Truck Drivers Key to Ryan Wedding’s Alleged Narco Empire — Two Canadians Plead Guilty in Major Cocaine-Smuggling Ring

 


Two Canadian-resident long-haul truck drivers — Iqbal Singh Virk and Ranjit Singh Rowal — have pleaded guilty to drug-trafficking charges tied to the sprawling narcotics network led by former Olympian-turned-fugitive Ryan Wedding, according to U.S. court filings and cross-border investigations. 

According to court documents, the pair were among the transportation “wheelmen” contracted by the cartel to move multi-hundred-kilogram loads of cocaine from a stash hub in Southern California into Canada. Their 18-wheeler trucks — registered in Brampton, Ontario — routinely carried legitimate cargo to mask their illicit loads. On 28 August 2024, at the U.S.–Canada border bridge at Michigan/Ontario, U.S. Customs officers discovered a hidden compartment in their trailer containing 124 kg of pressed cocaine, with an estimated street value of roughly US $4 million. 

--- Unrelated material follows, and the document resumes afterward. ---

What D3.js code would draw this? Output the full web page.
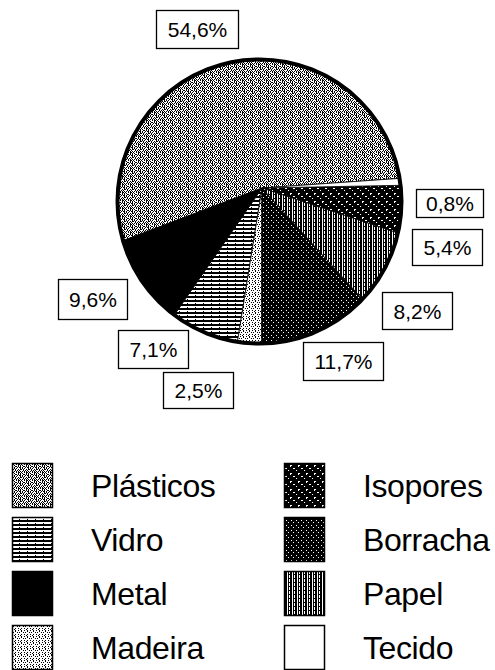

The operation — dubbed Operation Giant Slalom — was the result of a months-long joint probe by the FBI and Canada’s federal police, the Royal Canadian Mounted Police (RCMP). The network allegedly specialized in bulk cocaine shipments from Colombia to Mexico, through Southern California stash houses, then to Canada using commercial trucking firms. 

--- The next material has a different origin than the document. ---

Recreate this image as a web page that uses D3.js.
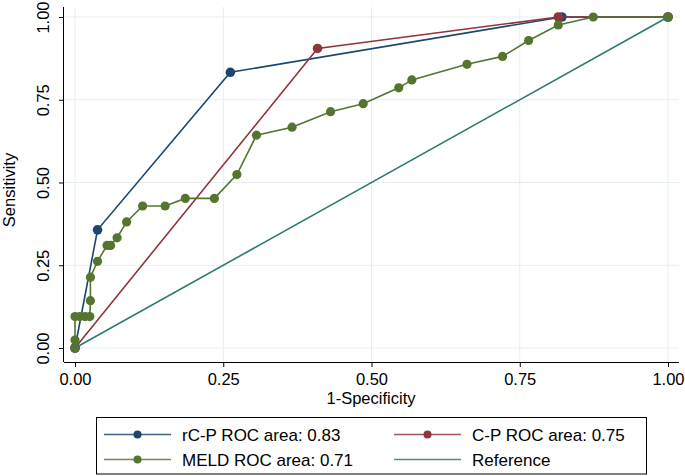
<!DOCTYPE html>
<html><head><meta charset="utf-8">
<script src="https://cdn.jsdelivr.net/npm/d3@7"></script>
<style>body{margin:0;background:#fff}svg{display:block;font-family:"Liberation Sans",Arial,Helvetica,sans-serif}</style>
</head><body><svg id="c" width="685" height="476"></svg>
<script>
const rcpFpr = [0, 0.038, 0.262, 0.821, 1];
const rcpTpr = [0, 0.357, 0.833, 1, 1];
const cpFpr = [0, 0.409, 0.815, 1];
const cpTpr = [0, 0.905, 1, 1];
const meldFpr = [0, 0, 0, 0.008, 0.017, 0.025, 0.026, 0.026, 0.038, 0.054, 0.06, 0.071, 0.087, 0.114, 0.152, 0.186, 0.235, 0.273, 0.306, 0.366, 0.431, 0.486, 0.546, 0.568, 0.661, 0.721, 0.765, 0.815, 0.874, 1, 1];
const meldTpr = [0, 0.024, 0.095, 0.095, 0.095, 0.095, 0.143, 0.214, 0.262, 0.31, 0.31, 0.333, 0.381, 0.429, 0.429, 0.452, 0.452, 0.524, 0.643, 0.667, 0.714, 0.738, 0.786, 0.81, 0.857, 0.881, 0.929, 0.976, 1, 1, 1];
const refFpr = [0, 1];
const refTpr = [0, 1];
const ticks = [0, 0.25, 0.5, 0.75, 1];
const tickLabels = ["0.00", "0.25", "0.50", "0.75", "1.00"];
const legendLabels = ["rC-P ROC area: 0.83", "C-P ROC area: 0.75", "MELD ROC area: 0.71", "Reference"];

const colors = {rcp:"#1a476f", cp:"#90353b", meld:"#55752f", ref:"#2d7a72"};
const svg = d3.select("#c");
const x = d3.scaleLinear().domain([0,1]).range([75,668]);
const y = d3.scaleLinear().domain([0,1]).range([348,17]);
const grid = "#e6eef1";

// gridlines
svg.append("g").selectAll("line.gx").data(ticks).join("line")
  .attr("x1", d=>x(d)).attr("x2", d=>x(d)).attr("y1", 7).attr("y2", 362)
  .attr("stroke", grid).attr("stroke-width", 1);
svg.append("g").selectAll("line.gy").data(ticks).join("line")
  .attr("x1", 64).attr("x2", 679).attr("y1", d=>y(d)).attr("y2", d=>y(d))
  .attr("stroke", grid).attr("stroke-width", 1);

// axes
const xAxis = d3.axisBottom(x).tickValues(ticks).tickFormat((d,i)=>tickLabels[i]).tickSize(5).tickSizeOuter(0);
const gx = svg.append("g").attr("transform","translate(0,362)").call(xAxis);
gx.select(".domain").attr("d","M64,0.5H679").attr("stroke","#000");
gx.selectAll(".tick text").attr("font-size",16.5).attr("fill","#000").attr("dy","0.9em");
gx.selectAll(".tick line").attr("stroke","#000");

const yAxis = d3.axisLeft(y).tickValues(ticks).tickFormat((d,i)=>tickLabels[i]).tickSize(5).tickSizeOuter(0);
const gy = svg.append("g").attr("transform","translate(64,0)").call(yAxis);
gy.select(".domain").attr("d","M-0.5,7V362").attr("stroke","#000");
gy.selectAll(".tick line").attr("stroke","#000");
gy.selectAll(".tick text").attr("font-size",16.5).attr("fill","#000")
  .attr("x",null).attr("dy",null)
  .attr("transform","translate(-15,0) rotate(-90)")
  .attr("text-anchor","middle").attr("dominant-baseline","auto");

svg.append("text").attr("x", 371).attr("y", 404).attr("text-anchor","middle").attr("font-size",16.5).text("1-Specificity");
svg.append("text").attr("transform","translate(15,190) rotate(-90)").attr("text-anchor","middle").attr("font-size",16.5).text("Sensitivity");

const line = d3.line().x(d=>x(d[0])).y(d=>y(d[1]));
function series(fpr, tpr, color, r, markers){
  const pts = fpr.map((f,i)=>[f,tpr[i]]);
  svg.append("path").datum(pts).attr("d", line).attr("fill","none").attr("stroke",color).attr("stroke-width",1.6);
  if (markers) svg.append("g").selectAll("circle").data(pts).join("circle")
    .attr("cx", d=>x(d[0])).attr("cy", d=>y(d[1])).attr("r", r).attr("fill", color);
}
series(rcpFpr, rcpTpr, colors.rcp, 4.8, true);
series(cpFpr, cpTpr, colors.cp, 4.8, true);
series(meldFpr, meldTpr, colors.meld, 4.6, true);
series(refFpr, refTpr, colors.ref, 0, false);

// legend
svg.append("rect").attr("x",96.5).attr("y",417.5).attr("width",550).attr("height",56.5)
  .attr("fill","#fff").attr("stroke","#000").attr("stroke-width",1);
const leg = [
  {lx:104, ly:434.5, c:colors.rcp, m:true, t:legendLabels[0]},
  {lx:394, ly:434.5, c:colors.cp, m:true, t:legendLabels[1]},
  {lx:104, ly:459.5, c:colors.meld, m:true, t:legendLabels[2]},
  {lx:394, ly:459.5, c:colors.ref, m:false, t:legendLabels[3]}
];
leg.forEach(d=>{
  svg.append("line").attr("x1",d.lx).attr("x2",d.lx+67).attr("y1",d.ly).attr("y2",d.ly)
    .attr("stroke",d.c).attr("stroke-width",1.6).attr("stroke-opacity",0.85);
  if (d.m) svg.append("circle").attr("cx",d.lx+33.5).attr("cy",d.ly).attr("r",4).attr("fill",d.c);
  svg.append("text").attr("x",d.lx+78).attr("y",d.ly).attr("dy","0.36em").attr("font-size",17).text(d.t);
});
</script></body></html>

In plea agreements, both drivers admitted they knowingly participated in a conspiracy to distribute cocaine and acknowledged that their cargo was destined for further distribution across North America. They agreed to forfeit the trucking equipment used in the smuggling operation, including their tractor-trailer. 

In the wake of these convictions — the first for any Canadians caught in the probe — authorities have highlighted the critical role played by transport logistics, covert compartments, and cross-border truck routes in sustaining the narcotics pipeline. Prosecutors said the smugglers would coordinate delivery points in Los Angeles with encrypted communications; once the cocaine bricks were handed over by cartel operatives, truckers like Virk and Rowal would haul them toward Canada under cover of legitimate freight. 

Meanwhile, law-enforcement agencies have significantly escalated efforts to apprehend Wedding — who remains a fugitive under a US$15 million reward, and is described by the FBI as one of the most dangerous international drug lords in recent memory. 

The collapse of this leg of the network shows that even deeply embedded transport and logistics operatives are not immune from justice when international cooperation is applied. Dalena Reporters will continue to monitor the long-arm investigations, potential extraditions, and the broader implications for Canada’s role in global narcotics smuggling.